Medicare is allowing some beneficiaries to receive care at Department of Veterans Affairs healthcare facilities yet is keeping the money, VA officials said last week.
Consequently, the VA is backing a demonstration project under which Medicare would start paying VA facilities for treating Medicare-eligible vets (See story below).
Although VA officials didn't say the shifting of costs by the Medicare program to the VA was intentional, they raised concerns that the federal government is paying twice for care.

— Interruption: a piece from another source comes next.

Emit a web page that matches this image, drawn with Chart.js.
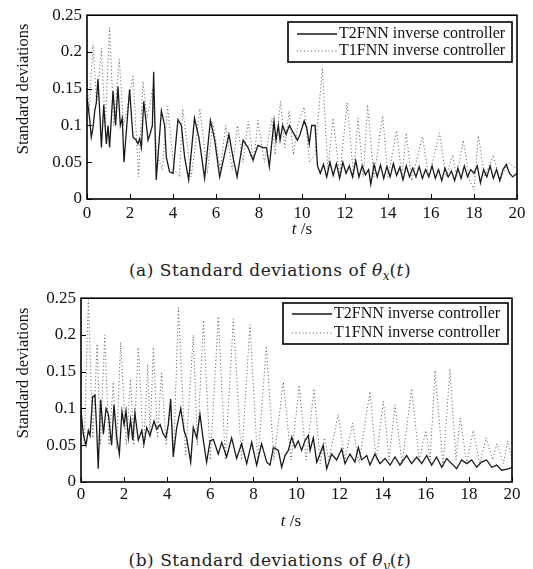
<!DOCTYPE html>
<html>
<head>
<meta charset="utf-8">
<script src="https://cdn.jsdelivr.net/npm/chart.js@4.4.0/dist/chart.umd.min.js"></script>
<style>
  body { margin: 0; background: #fff; }
  #wrap { position: relative; width: 533px; height: 569px; background: #fff; overflow: hidden; }
  canvas { position: absolute; left: 0; }
  .cap { position: absolute; left: 0; width: 540px; text-align: center; font-family: "DejaVu Serif", serif; font-size: 17px; letter-spacing: 0.5px; line-height: 20px; color: #222; white-space: nowrap; }
  .cap sub { font-size: 12px; letter-spacing: 0; }
</style>
</head>
<body>
<div id="wrap">
  <canvas id="chartA" width="533" height="250" style="top:0"></canvas>
  <div class="cap" style="top:260px">(a) Standard deviations of <i>θ</i><sub><i>x</i></sub>(<i>t</i>)</div>
  <canvas id="chartB" width="533" height="250" style="top:283px"></canvas>
  <div class="cap" style="top:550px">(b) Standard deviations of <i>θ</i><sub><i>y</i></sub>(<i>t</i>)</div>
</div>
<script>
const seriesNames = ['T2FNN inverse controller', 'T1FNN inverse controller'];
const xTicks = [0, 2, 4, 6, 8, 10, 12, 14, 16, 18, 20];
const yTicks = [0, 0.05, 0.1, 0.15, 0.2, 0.25];

// (a) theta_x, T2FNN (solid)
const timeA2 = [0,0.12,0.2,0.28,0.36,0.43,0.51,0.59,0.67,0.78, 0.9,0.98,1.05,1.21,1.33,1.44,1.55,1.64,1.72,1.98,
  2.14,2.29,2.37,2.45,2.53,2.64,2.84,2.95,3.04,3.1, 3.22,3.46,3.61,3.69,3.84,4.0,4.23,4.39,4.54,4.73,
  5.0,5.2,5.32,5.47,5.74,5.94,6.17,6.6,6.79,6.98, 7.26,7.49,7.72,7.95,8.19,8.35,8.48,8.7,8.79,8.9,
  8.98,9.1,9.26,9.41,9.6,9.79,9.91,10.1,10.22,10.34, 10.45,10.61,10.72,
  10.85,11.0,11.15,11.3,11.45,11.6,11.75,11.9,12.05,12.2, 12.35,12.5,12.65,12.8,12.95,13.1,13.2,13.35,13.5,13.65,
  13.8,13.95,14.1,14.25,14.4,14.55,14.7,14.85,15.0,15.15, 15.3,15.45,15.6,15.75,15.9,16.05,16.2,16.35,16.5,16.65,
  16.8,16.95,17.1,17.25,17.4,17.55,17.7,17.85,18.0,18.15, 18.3,18.45,18.6,18.75,18.9,19.05,19.2,19.35,19.5,19.65,
  19.8,20.0];
const valueA2 = [0.137,0.11,0.084,0.097,0.12,0.13,0.163,0.12,0.07,0.128, 0.075,0.1,0.07,0.147,0.1,0.153,0.1,0.11,0.05,0.149,
  0.084,0.08,0.075,0.082,0.07,0.133,0.08,0.09,0.1,0.173, 0.026,0.12,0.1,0.057,0.037,0.035,0.108,0.1,0.057,0.026,
  0.11,0.084,0.06,0.028,0.107,0.08,0.03,0.088,0.057,0.03, 0.08,0.07,0.053,0.073,0.07,0.07,0.044,0.106,0.08,0.1,
  0.08,0.1,0.088,0.1,0.09,0.08,0.088,0.106,0.097,0.075, 0.1,0.1,0.045,
  0.035,0.047,0.03,0.05,0.032,0.048,0.028,0.05,0.035,0.045, 0.03,0.052,0.03,0.045,0.033,0.04,0.02,0.047,0.03,0.046,
  0.028,0.044,0.03,0.048,0.032,0.043,0.026,0.045,0.03,0.042, 0.03,0.044,0.028,0.04,0.03,0.045,0.028,0.04,0.025,0.042,
  0.03,0.038,0.025,0.042,0.028,0.045,0.03,0.04,0.035,0.045, 0.022,0.04,0.03,0.045,0.028,0.04,0.025,0.04,0.047,0.035,
  0.03,0.035];

// (a) theta_x, T1FNN (dotted)
const timeA1 = [0,0.1,0.28,0.45,0.67,0.85,1.05,1.25,1.5,1.7, 1.85,2.14,2.4,2.6,2.8,3.05,3.25,3.5,3.75,4.05,
  4.3,4.45,4.85,5.25,5.6,5.85,6.2,6.45,6.75,7.0, 7.25,7.5,7.75,7.95,8.25,8.6,8.75,9.0,9.2,9.4,
  9.6,9.8,10.1,10.35,10.6,10.95,11.2,11.45,11.75,12.1, 12.4,12.6,12.85,13.05,13.35,13.75,14.0,14.4,14.65,14.85,
  15.1,15.6,15.9,16.4,16.7,17.0,17.2,17.5,17.8,18.0, 18.2,18.5,18.9,19.2,19.6,20.0];
const valueA1 = [0.16,0.12,0.21,0.13,0.205,0.1,0.233,0.1,0.19,0.1, 0.12,0.167,0.03,0.16,0.11,0.15,0.06,0.04,0.126,0.04,
  0.03,0.123,0.03,0.123,0.035,0.104,0.04,0.1,0.04,0.1, 0.05,0.106,0.05,0.107,0.05,0.11,0.06,0.133,0.07,0.12,
  0.06,0.1,0.125,0.05,0.06,0.178,0.04,0.11,0.03,0.131, 0.03,0.11,0.03,0.128,0.03,0.113,0.03,0.093,0.03,0.09,
  0.025,0.085,0.03,0.09,0.03,0.06,0.03,0.08,0.025,0.012, 0.086,0.03,0.06,0.025,0.05,0.04];

// (b) theta_y, T2FNN (solid)
const timeB2 = [0,0.11,0.23,0.34,0.42,0.54,0.65,0.73,0.8,0.91, 1.04,1.16,1.27,1.42,1.53,1.66,1.78,1.9,2.0,2.09,
  2.2,2.3,2.4,2.5,2.66,2.82,2.92,3.05,3.2,3.39, 3.51,3.67,3.82,3.94,4.05,4.16,4.28,4.44,4.63,4.78,
  4.9,5.09,5.21,5.37,5.52,5.68,5.83,5.99,6.14,6.37, 6.53,6.76,6.99,7.22,7.45,7.69,7.92,8.15,8.38,8.62,
  8.77,8.93,9.16,9.31,9.47,9.62,9.78,9.93,10.08,10.24, 10.39,10.55,10.63,10.78,10.94,11.09,11.24,11.4,11.63,11.86,
  12.1,12.25,12.48,12.71,12.87,13.02,13.26,13.41,13.64,13.87, 14.11,14.34,14.57,14.8,15.11,15.34,15.58,15.81,16.04,16.27,
  16.5,16.74,16.97,17.2,17.43,17.66,17.9,18.13,18.36,18.59, 18.82,19.06,19.29,19.52,19.83,20];
const valueB2 = [0.096,0.065,0.05,0.07,0.063,0.116,0.118,0.07,0.018,0.112, 0.065,0.1,0.092,0.05,0.105,0.06,0.038,0.096,0.078,0.097,
  0.06,0.085,0.057,0.094,0.057,0.07,0.052,0.074,0.063,0.083, 0.072,0.078,0.065,0.06,0.078,0.113,0.034,0.074,0.1,0.07,
  0.06,0.027,0.074,0.06,0.092,0.056,0.027,0.056,0.058,0.038, 0.054,0.034,0.06,0.032,0.052,0.025,0.054,0.023,0.052,0.027,
  0.023,0.047,0.043,0.02,0.036,0.043,0.061,0.047,0.056,0.043, 0.056,0.063,0.043,0.06,0.027,0.038,0.05,0.018,0.038,0.03,
  0.045,0.025,0.038,0.027,0.047,0.03,0.036,0.023,0.038,0.025, 0.032,0.023,0.034,0.023,0.036,0.025,0.034,0.025,0.036,0.023,
  0.034,0.02,0.032,0.025,0.018,0.03,0.025,0.03,0.02,0.027, 0.03,0.02,0.023,0.016,0.018,0.02];

// (b) theta_y, T1FNN (dotted)
const timeB1 = [0,0.15,0.34,0.55,0.75,0.9,1.1,1.3,1.5,1.65, 1.84,2.1,2.3,2.45,2.66,2.9,3.1,3.2,3.36,3.55,
  3.74,3.95,4.15,4.3,4.52,4.85,5.21,5.4,5.68,6.0, 6.37,6.7,7.07,7.45,7.84,8.2,8.6,8.95,9.39,9.75,
  10.13,10.45,10.81,11.1,11.3,11.5,11.94,12.25,12.6,12.9, 13.41,13.7,14.03,14.3,14.57,14.9,15.34,15.7,16.0,16.2,
  16.43,16.8,17.12,17.4,17.6,17.9,18.2,18.5,18.8,19.1, 19.3,19.6,19.8,20];
const valueB1 = [0.1,0.05,0.248,0.06,0.188,0.05,0.2,0.05,0.136,0.045, 0.19,0.05,0.14,0.05,0.183,0.045,0.16,0.06,0.183,0.06,
  0.15,0.05,0.1,0.04,0.237,0.035,0.2,0.05,0.22,0.03, 0.225,0.03,0.222,0.03,0.214,0.025,0.185,0.03,0.136,0.03,
  0.132,0.03,0.127,0.025,0.06,0.03,0.092,0.03,0.08,0.025, 0.123,0.03,0.11,0.03,0.105,0.025,0.127,0.03,0.07,0.03,
  0.152,0.02,0.154,0.03,0.087,0.025,0.07,0.025,0.06,0.03, 0.052,0.025,0.056,0.03];

function pairs(ts, vs) {
  if (ts.length !== vs.length) throw new Error('length mismatch ' + ts.length + ' vs ' + vs.length);
  return ts.map((t, i) => ({ x: t, y: vs[i] }));
}

const serif = '"Liberation Serif", "Times New Roman", serif';

// frame, inward ticks, legend box and axis titles in the MATLAB style
const framePlugin = {
  id: 'frame',
  afterDraw(chart, args, opts) {
    const { ctx, chartArea: a, scales } = chart;
    ctx.save();
    ctx.strokeStyle = '#000';
    ctx.lineWidth = 1;
    ctx.beginPath();
    xTicks.forEach(v => {
      const px = Math.round(scales.x.getPixelForValue(v)) + 0.5;
      ctx.moveTo(px, a.bottom); ctx.lineTo(px, a.bottom - 5);
    });
    yTicks.forEach(v => {
      const py = Math.round(scales.y.getPixelForValue(v)) + 0.5;
      ctx.moveTo(a.left, py); ctx.lineTo(a.left + 5, py);
    });
    ctx.stroke();
    ctx.lineWidth = 1.6;
    ctx.strokeRect(a.left, a.top, a.right - a.left, a.bottom - a.top);

    // legend
    const L = opts.legend;
    ctx.fillStyle = '#fff';
    ctx.fillRect(L.x, L.y, L.w, L.h);
    ctx.lineWidth = 1.6;
    ctx.strokeStyle = '#000';
    ctx.strokeRect(L.x, L.y, L.w, L.h);
    ctx.font = '16px ' + serif;
    ctx.textBaseline = 'middle';
    ctx.textAlign = 'left';
    chart.data.datasets.forEach((ds, i) => {
      const ry = L.rows[i];
      ctx.beginPath();
      ctx.strokeStyle = ds.borderColor;
      ctx.lineWidth = ds.borderWidth;
      ctx.setLineDash(ds.borderDash || []);
      ctx.moveTo(L.lineX[0], ry); ctx.lineTo(L.lineX[1], ry);
      ctx.stroke();
      ctx.setLineDash([]);
      ctx.fillStyle = '#111';
      ctx.fillText(ds.label, L.textX, ry);
    });

    // y title
    ctx.fillStyle = '#111';
    ctx.save();
    ctx.translate(opts.yTitle.x, opts.yTitle.y);
    ctx.rotate(-Math.PI / 2);
    ctx.textAlign = 'center';
    ctx.textBaseline = 'middle';
    ctx.font = '16.5px ' + serif;
    ctx.fillText('Standard deviations', 0, 0);
    ctx.restore();

    // x title: italic t, upright /s
    ctx.textBaseline = 'middle';
    ctx.font = 'italic 17px ' + serif;
    const w1 = ctx.measureText('t').width;
    ctx.font = '17px ' + serif;
    const w2 = ctx.measureText(' /s').width;
    const x0 = opts.xTitle.x - (w1 + w2) / 2;
    ctx.textAlign = 'left';
    ctx.font = 'italic 17px ' + serif;
    ctx.fillText('t', x0, opts.xTitle.y);
    ctx.font = '17px ' + serif;
    ctx.fillText(' /s', x0 + w1, opts.xTitle.y);
    ctx.restore();
  }
};

function makeChart(id, solid, dotted, yAxisWidth, padRight, xPad, frameOpts) {
  return new Chart(document.getElementById(id), {
    type: 'line',
    data: {
      datasets: [{
        label: seriesNames[0],
        data: solid,
        borderColor: '#1a1a1a',
        borderWidth: 1.3,
        pointRadius: 0,
        tension: 0,
        order: 0
      }, {
        label: seriesNames[1],
        data: dotted,
        borderColor: '#555',
        borderWidth: 1,
        borderDash: [1, 2.5],
        pointRadius: 0,
        tension: 0,
        order: 1
      }]
    },
    options: {
      responsive: false,
      animation: false,
      layout: { autoPadding: false, padding: { left: 0, right: padRight, top: 12, bottom: 0 } },
      plugins: { legend: { display: false }, tooltip: { enabled: false }, frame: frameOpts },
      scales: {
        x: {
          type: 'linear', min: 0, max: 20,
          afterFit: s => { s.height = 51; },
          afterBuildTicks: s => { s.ticks = xTicks.map(v => ({ value: v })); },
          grid: { display: false, drawTicks: false },
          border: { display: false },
          ticks: { color: '#111', font: { family: serif, size: 17 }, padding: xPad, maxRotation: 0, autoSkip: false }
        },
        y: {
          type: 'linear', min: 0, max: 0.25,
          afterFit: s => { s.width = yAxisWidth; },
          afterBuildTicks: s => { s.ticks = yTicks.map(v => ({ value: v })); },
          grid: { display: false, drawTicks: false },
          border: { display: false },
          ticks: { color: '#111', font: { family: serif, size: 17 }, padding: 5,
            callback: v => String(+Number(v).toFixed(2)) }
        }
      }
    },
    plugins: [framePlugin]
  });
}

makeChart('chartA', pairs(timeA2, valueA2), pairs(timeA1, valueA1), 87, 16, 4, {
  legend: { x: 288, y: 22, w: 224, h: 40, rows: [34, 51], lineX: [297, 337], textX: 339 },
  yTitle: { x: 24, y: 89 },
  xTitle: { x: 302, y: 230 }
});
makeChart('chartB', pairs(timeB2, valueB2), pairs(timeB1, valueB1), 81, 21, 2, {
  legend: { x: 283, y: 20, w: 225, h: 41, rows: [31, 50], lineX: [292, 332], textX: 334 },
  yTitle: { x: 24, y: 90 },
  xTitle: { x: 291, y: 239 }
});
</script>
</body>
</html>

"We've been concerned that there's been some cost-shifting from Medicare+ Choice plans to VA," Kenneth Kizer, M.D., VA Health Undersecretary, told a Senate Finance Committee hearing last week. "We are not able to get reimbursement for that."
Susan Pisano, a spokeswoman for the American Association of Health Plans, acknowledged that Medicare+Choice enrollees may be receiving Medicare-covered services at VA facilities, but said the answer to the problem may lie in better beneficiary education.
"To the extent that this is an issue, we think the solution is to work with beneficiaries so they know what their benefits are," Pisano said.
The VA bases its argument on a joint study between its outcomes group at the VA hospital in White River Junction, Vt., and the Dartmouth University Center for Evaluative Clinical Sciences.
Between 1992 and 1996, the study found that the percentage of veterans enrolled in Medicare managed-care plans rose to 10.2% from 3.5%, paralleling trends in the nonveteran community, said Gregg Pane, M.D., VA's chief of policy and planning.
In 1996, the total VA cost for patients also enrolled in a Medicare HMO was $3,100, or about $146 million in a system that had a $16.6 billion budget. That per-patient figure was 45% less than the VA's overall per-patient cost of $5,547, but Pane said those are costs the VA should not have incurred because Medicare had already paid to cover those patients in a managed-care plan.
He said the study didn't attempt to identify the reasons why veterans sought care at the VA for treatment that was covered by their Medicare managed-care plans.